Durante a reunião de hoje da Câmara do Porto, em que foi aprovada uma moção de recomendação ao Governo de implementação de um programa nacional de combate ao fenómeno de sem-abrigo, o autarca Rui Moreira respondeu: "eu gosto do Tio Patinhas, mas eu prefiro ser conhecido como Tio Patinhas do que como Zé Carioca”.
Acusando Odete Patrício de centralismo, e acrescentando que o município tem "vindo a substituir o Estado num conjunto de competências", Rui Moreira criticou ainda que o Governo apoie eventos como a Web Summit, mas "não aparece dinheiro para os sem abrigo".
Segundo a vereadora socialista, "foi anunciada em ‘mupis’ pela cidade a boa saúde financeira e a boa gestão financeira da câmara".
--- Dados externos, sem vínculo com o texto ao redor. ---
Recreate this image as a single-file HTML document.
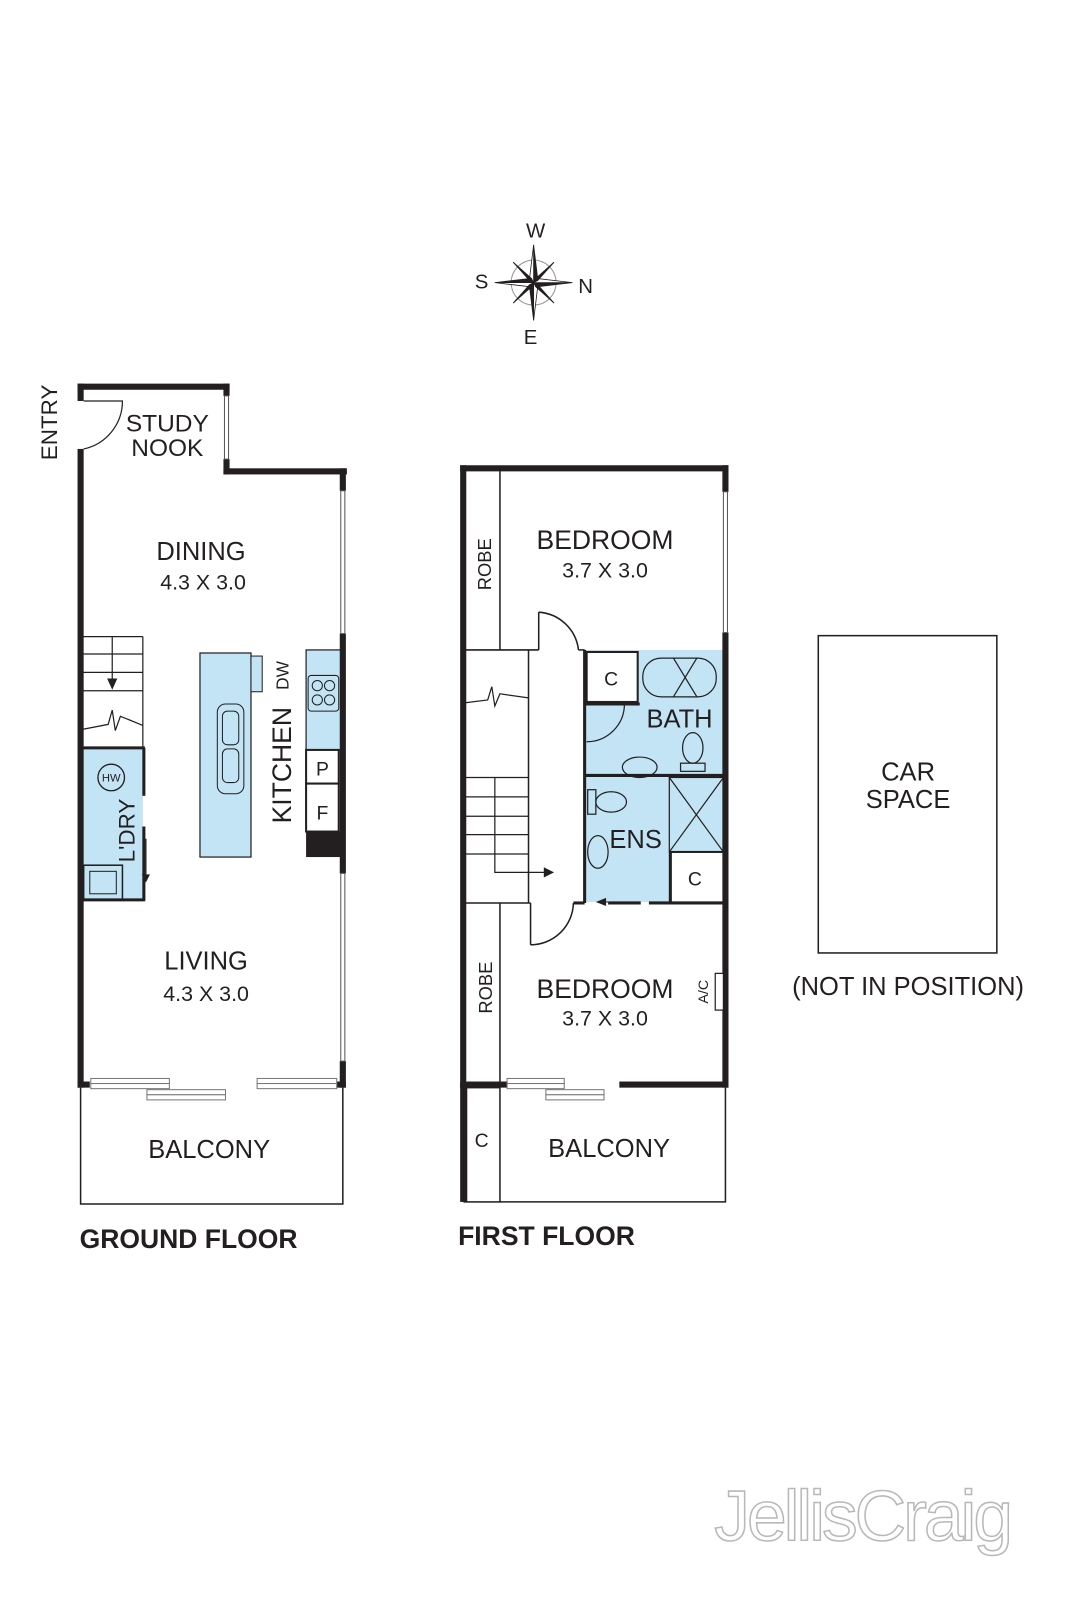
<!DOCTYPE html>
<html><head><meta charset="utf-8"><style>
html,body{margin:0;padding:0;background:#fff;overflow:hidden}
svg{display:block}
text{font-family:"Liberation Sans","DejaVu Sans",sans-serif;fill:#231f20}
</style></head><body>
<svg width="1067" height="1600" viewBox="0 0 1067 1600" xmlns="http://www.w3.org/2000/svg">
<rect width="1067" height="1600" fill="#fff"/>
<g transform="scale(1.0203)">
<!-- Compass -->
<g transform="translate(523,277)">
<circle r="22" fill="none" stroke="#999" stroke-width="1"/>
<g fill="#231f20" stroke="#231f20" stroke-width="0.8">
<polygon points="0,-37 4,-4 0,0"/><polygon points="0,-37 -4,-4 0,0" fill="#fff"/>
<polygon points="0,37 -4,4 0,0"/><polygon points="0,37 4,4 0,0" fill="#fff"/>
<polygon points="-38,0 -4,-4 0,0"/><polygon points="-38,0 -4,4 0,0" fill="#fff"/>
<polygon points="38,0 4,4 0,0"/><polygon points="38,0 4,-4 0,0" fill="#fff"/>
<polygon points="-20,-20 -2,-4 0,0"/><polygon points="-20,-20 -4,-2 0,0"/>
<polygon points="20,-20 4,-2 0,0"/><polygon points="20,-20 2,-4 0,0"/>
<polygon points="20,20 2,4 0,0"/><polygon points="20,20 4,2 0,0"/>
<polygon points="-20,20 -4,2 0,0"/><polygon points="-20,20 -2,4 0,0"/>
</g>
</g>
<text x="525" y="233" font-size="20" text-anchor="middle">W</text>
<text x="472" y="283" font-size="20" text-anchor="middle">S</text>
<text x="574" y="287" font-size="20" text-anchor="middle">N</text>
<text x="520" y="337" font-size="20" text-anchor="middle">E</text>

<!-- ========== GROUND FLOOR ========== -->
<rect x="80" y="733" width="60" height="150" fill="#c2e4f5"/>
<rect x="196" y="640" width="50" height="200" fill="#c2e4f5" stroke="#231f20" stroke-width="1.2"/>
<rect x="246" y="643" width="11" height="35" fill="#c2e4f5" stroke="#231f20" stroke-width="1"/>
<rect x="300" y="637" width="34" height="98" fill="#c2e4f5" stroke="#231f20" stroke-width="1.2"/>
<rect x="213" y="690" width="26" height="88" rx="8" fill="none" stroke="#231f20" stroke-width="1"/>
<rect x="218" y="697" width="16" height="33" rx="5" fill="none" stroke="#231f20" stroke-width="1"/>
<rect x="218" y="734" width="16" height="33" rx="5" fill="none" stroke="#231f20" stroke-width="1"/>
<rect x="302" y="662" width="30" height="35" rx="3" fill="none" stroke="#231f20" stroke-width="1"/>
<circle cx="311" cy="672" r="5" fill="none" stroke="#231f20"/><circle cx="323" cy="672" r="5" fill="none" stroke="#231f20"/>
<circle cx="311" cy="686" r="5" fill="none" stroke="#231f20"/><circle cx="323" cy="686" r="5" fill="none" stroke="#231f20"/>
<rect x="300" y="735" width="32" height="33" fill="#fff" stroke="#231f20" stroke-width="2"/>
<rect x="300" y="768" width="32" height="47" fill="#fff" stroke="#231f20" stroke-width="2"/>
<rect x="300" y="815" width="37" height="25" fill="#231f20"/>
<text x="316" y="760" font-size="19" text-anchor="middle">P</text>
<text x="316" y="803" font-size="19" text-anchor="middle">F</text>

<g stroke="#231f20" stroke-width="1.2" fill="none">
<line x1="80" y1="624" x2="140" y2="624"/><line x1="80" y1="641" x2="140" y2="641"/>
<line x1="80" y1="659" x2="140" y2="659"/><line x1="80" y1="677" x2="140" y2="677"/>
<line x1="140" y1="624" x2="140" y2="733"/>
<line x1="110" y1="624" x2="110" y2="672"/>
<polyline points="80,715 106,710 110,696 113,716 118,702 140,711"/>
</g>
<polygon points="105,665 115,665 110,676" fill="#231f20"/>
<line x1="80" y1="733" x2="142" y2="733" stroke="#231f20" stroke-width="3"/>
<line x1="141" y1="733" x2="141" y2="780" stroke="#231f20" stroke-width="3"/>
<line x1="141" y1="810" x2="141" y2="883" stroke="#231f20" stroke-width="3"/>
<line x1="80" y1="882" x2="142" y2="882" stroke="#231f20" stroke-width="3"/>
<line x1="143" y1="822" x2="143" y2="860" stroke="#231f20" stroke-width="1.2"/>
<polygon points="139,857 147,857 143,865" fill="#231f20"/>
<rect x="82" y="848" width="38" height="34" fill="none" stroke="#231f20" stroke-width="1.5"/>
<rect x="88" y="854" width="26" height="22" fill="none" stroke="#231f20" stroke-width="1"/>
<circle cx="109" cy="762" r="13" fill="none" stroke="#231f20" stroke-width="1.3"/>
<text x="109" y="766" font-size="11" text-anchor="middle">HW</text>
<text transform="translate(132,814) rotate(-90)" font-size="22" text-anchor="middle">L'DRY</text>

<g fill="#231f20">
<rect x="76" y="376" width="149" height="6"/>
<rect x="76" y="376" width="6" height="17"/>
<rect x="76" y="440" width="6" height="626"/>
<rect x="219" y="376" width="6" height="12"/>
<rect x="219" y="450" width="6" height="15"/>
<rect x="219" y="459" width="121" height="6"/>
<rect x="333" y="459" width="6" height="22"/>
<rect x="333" y="621" width="6" height="235"/>
<rect x="333" y="1040" width="6" height="26"/>
<rect x="76" y="1060" width="12" height="6"/>
<rect x="328" y="1060" width="11" height="6"/>
</g>
<rect x="220" y="388" width="4" height="62" fill="#fff" stroke="#555" stroke-width="1"/>
<rect x="334" y="481" width="4" height="140" fill="#fff" stroke="#555" stroke-width="1"/>
<rect x="334" y="856" width="4" height="184" fill="#fff" stroke="#555" stroke-width="1"/>
<path d="M82,440 A48,48 0 0 0 120,393 L82,393" fill="none" stroke="#231f20" stroke-width="1.2"/>
<g fill="#fff" stroke="#777" stroke-width="1">
<rect x="89" y="1057" width="77" height="5"/><rect x="89" y="1062" width="77" height="5"/>
<rect x="144" y="1068" width="77" height="5"/><rect x="144" y="1073" width="77" height="5"/>
<rect x="252" y="1057" width="78" height="5"/><rect x="252" y="1062" width="78" height="5"/>
</g>
<polyline points="79,1066 79,1180 336,1180 336,1066" fill="none" stroke="#231f20" stroke-width="1.5"/>

<text transform="translate(56,414) rotate(-90)" font-size="22" text-anchor="middle">ENTRY</text>
<text x="164" y="423" font-size="24" text-anchor="middle">STUDY</text>
<text x="164" y="447" font-size="24" text-anchor="middle">NOOK</text>
<text x="197" y="549" font-size="25" text-anchor="middle">DINING</text>
<text x="199" y="578" font-size="21" text-anchor="middle">4.3 X 3.0</text>
<text transform="translate(283,662) rotate(-90)" font-size="17" text-anchor="middle">DW</text>
<text transform="translate(285,750) rotate(-90)" font-size="26" text-anchor="middle">KITCHEN</text>
<text x="202" y="950" font-size="25" text-anchor="middle">LIVING</text>
<text x="202" y="981" font-size="21" text-anchor="middle">4.3 X 3.0</text>
<text x="205" y="1135" font-size="25" text-anchor="middle">BALCONY</text>
<text x="78" y="1223" font-size="26" font-weight="bold">GROUND FLOOR</text>

<!-- ========== FIRST FLOOR ========== -->
<rect x="573" y="637" width="138" height="123" fill="#c2e4f5"/>
<rect x="573" y="760" width="138" height="124" fill="#c2e4f5"/>
<g stroke="#231f20" fill="none" stroke-width="1.2">
<rect x="575" y="639" width="50" height="49" fill="#fff" stroke-width="2"/>
<rect x="630" y="645" width="72" height="38" rx="18"/>
<line x1="683" y1="645" x2="660" y2="683"/><line x1="660" y1="645" x2="683" y2="683"/>
<path d="M575,690 L612,690 A37,37 0 0 1 575,727"/>
<ellipse cx="627" cy="752" rx="17" ry="10"/>
<ellipse cx="679" cy="733" rx="10" ry="15"/><rect x="667" y="748" width="24" height="8"/>
<rect x="656" y="762" width="53" height="73"/>
<line x1="656" y1="762" x2="709" y2="835"/><line x1="709" y1="762" x2="656" y2="835"/>
<rect x="576" y="774" width="8" height="24"/><ellipse cx="599" cy="786" rx="15" ry="10"/>
<ellipse cx="586" cy="835" rx="10" ry="16"/>
<rect x="657" y="835" width="54" height="50" fill="#fff" stroke-width="2"/>
</g>
<line x1="573" y1="690" x2="627" y2="690" stroke="#231f20" stroke-width="3"/>
<line x1="573" y1="760" x2="711" y2="760" stroke="#231f20" stroke-width="3"/>
<line x1="573" y1="637" x2="573" y2="885" stroke="#231f20" stroke-width="3"/>
<line x1="657" y1="835" x2="657" y2="885" stroke="#231f20" stroke-width="3"/>
<text x="599" y="672" font-size="19" text-anchor="middle">C</text>
<text x="681" y="868" font-size="19" text-anchor="middle">C</text>
<text x="666" y="713" font-size="25" text-anchor="middle">BATH</text>
<text x="623" y="831" font-size="25" text-anchor="middle">ENS</text>

<g fill="#231f20">
<rect x="451" y="456" width="263" height="6"/>
<rect x="451" y="456" width="6" height="610"/>
<rect x="708" y="456" width="6" height="26"/>
<rect x="708" y="620" width="6" height="446"/>
<rect x="451" y="1060" width="46" height="6"/>
<rect x="607" y="1060" width="107" height="6"/>
</g>
<rect x="709" y="482" width="4" height="138" fill="#fff" stroke="#555" stroke-width="1"/>
<g stroke="#231f20" stroke-width="1.5" fill="none">
<line x1="490" y1="459" x2="490" y2="637"/>
<line x1="454" y1="637" x2="528" y2="637"/>
<line x1="567" y1="637" x2="573" y2="637"/>
<line x1="518" y1="637" x2="518" y2="885"/>
<line x1="454" y1="885" x2="520" y2="885"/>
<line x1="490" y1="885" x2="490" y2="1062"/>
<line x1="520" y1="885" x2="520" y2="926"/>
<line x1="528" y1="637" x2="528" y2="600"/>
<path d="M528,600 A42,42 0 0 1 567,637"/>
<path d="M520,926 A42,42 0 0 0 562,885"/>
<line x1="562" y1="885" x2="573" y2="885" stroke-width="3"/>
<line x1="596" y1="885" x2="628" y2="885" stroke-width="3"/>
<line x1="636" y1="885" x2="711" y2="885" stroke-width="3"/>
</g>
<line x1="586" y1="884" x2="596" y2="884" stroke="#231f20" stroke-width="1"/>
<polygon points="584,884 594,880 594,888" fill="#231f20"/>
<g stroke="#231f20" stroke-width="1.2" fill="none">
<polyline points="454,689 478,686 482,673 485,692 490,680 518,684"/>
<line x1="454" y1="762" x2="518" y2="762"/><line x1="454" y1="781" x2="518" y2="781"/>
<line x1="454" y1="800" x2="518" y2="800"/><line x1="454" y1="818" x2="518" y2="818"/>
<line x1="454" y1="837" x2="518" y2="837"/>
<polyline points="485,762 485,855 534,855"/>
</g>
<polygon points="533,850 543,855 533,860" fill="#231f20"/>
<rect x="701" y="954" width="8" height="36" fill="#fff" stroke="#231f20" stroke-width="1.2"/>
<text transform="translate(694,972) rotate(-90)" font-size="14" text-anchor="middle">A/C</text>
<g fill="#fff" stroke="#777" stroke-width="1">
<rect x="497" y="1057" width="56" height="5"/><rect x="497" y="1062" width="56" height="5"/>
<rect x="535" y="1068" width="57" height="5"/><rect x="535" y="1073" width="57" height="5"/>
</g>
<rect x="451" y="1063" width="7" height="115" fill="#231f20"/>
<rect x="455" y="1066" width="35" height="112" fill="none" stroke="#231f20" stroke-width="1.5"/>
<polyline points="490,1178 711,1178 711,1066" fill="none" stroke="#231f20" stroke-width="1.5"/>
<text x="472" y="1124" font-size="19" text-anchor="middle">C</text>
<text x="597" y="1134" font-size="25" text-anchor="middle">BALCONY</text>
<text x="449" y="1220" font-size="26" font-weight="bold">FIRST FLOOR</text>

<text transform="translate(481,553) rotate(-90)" font-size="18" text-anchor="middle">ROBE</text>
<text transform="translate(482,968) rotate(-90)" font-size="18" text-anchor="middle">ROBE</text>
<text x="593" y="538" font-size="26" text-anchor="middle">BEDROOM</text>
<text x="593" y="566" font-size="21" text-anchor="middle">3.7 X 3.0</text>
<text x="593" y="978" font-size="26" text-anchor="middle">BEDROOM</text>
<text x="593" y="1005" font-size="21" text-anchor="middle">3.7 X 3.0</text>

<rect x="802" y="623" width="175" height="311" fill="none" stroke="#231f20" stroke-width="1.5"/>
<text x="890" y="765" font-size="25" text-anchor="middle">CAR</text>
<text x="890" y="792" font-size="25" text-anchor="middle">SPACE</text>
<text x="890" y="975" font-size="25" text-anchor="middle">(NOT IN POSITION)</text>

<text x="845" y="1510" font-size="70" text-anchor="middle" style="fill:#fff;stroke:#b8b8b8;stroke-width:1.5;letter-spacing:-3px">JellisCraig</text>
</g>
</svg>
</body></html>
"Francamente, quando olho para tudo isto, para os números que a câmara evidencia e até publicita, eu recordo-me sempre do Tio Patinhas [personagem de banda desenhada], aquela figura dos livros infantis. Ele queria era acumular no seu cofre cada vez mais moedinhas para se sentar em cima e se sentir cada vez mais feliz e realizado", critico.
Odete Patrício destacou que a autarquia tem 223 milhões de euros, um valor que podia ser disponibilizado para ajudar a resolver o problema dos sem-abrigo.
"Tenho uma visão holística daquilo que são as verbas públicas. As verbas públicas são verbas de todos nós e quando há 'deficits' a nível do Orçamento do Estado [OE], quando o Estado não consegue ter meios suficientes para acudir a todas as necessidades do país, e quando há um município que tem verbas mais do que suficientes, (...) não pode disponibilizar um ou dois milhões para resolver um problema grave?", disse defendendo que não se pode estar "sistematicamente a pedir ao governo central para financiar tudo e mais alguma coisa".
O executivo aprovou hoje por unanimidade uma moção onde recomenda ao Governo a operacionalização da estratégia e de um programa nacional, financiado pelo OE, de combate ao fenómeno da existência de cidadãos sem-abrigo.
Na proposta do movimento do presidente da autarquia, defende-se ainda que seja recomendado à Área Metropolitana do Porto que realize o levantamento da situação vivida nos municípios que a compõe.
Durante o debate, a vereadora da CDU, Ilda Figueiredo, lamentou que as políticas de combate a este fenómeno não sejam "suficientemente solidárias", defendendo que esta é uma das áreas em que a regionalização tem um papel "importante".
Por seu turno, o vereador do PSD, Álvaro Almeida, defendeu que é preciso "passar das palavras aos atos", salientando que "é claro" que em termos de estratégia nacional, algo não está bem".
"Sinal de que não está bem é a atividade intensa do Presidente da República à volta deste assunto. Naturalmente, não dedicaria tanto tempo a este assunto, se não achasse que o plano não está a correr como deveria. É necessário passar das palavras aos atos", disse, lembrando que se encontra em fase de preparação o próximo OE.
A Câmara do Porto tem sinalizados 560 sem-abrigo, 140 a viver na rua e 420 em alojamentos temporários, sendo que a maioria são homens, entre os 45 e 64 anos, e estão nestas situações há mais de um ano.
O "Relatório de Análise de Dados - Inquérito de Caracterização das Pessoas em Situação de Sem-abrigo do Município do Porto", divulgado na quinta-feira pela câmara, faz a distinção entre as pessoas em situação de 'sem teto' (140) e 'sem casa' (420), traçando um perfil do sem-abrigo no concelho.
Este perfil, extrapolado a partir dos dados reunidos, retratam um homem entre os 45 e os 64 anos, solteiro ou divorciado, português e com uma retaguarda familiar inexistente. Terá o 2.º ou 3.º ciclo, baixas qualificações profissionais, competências pessoais e sociais deficitárias.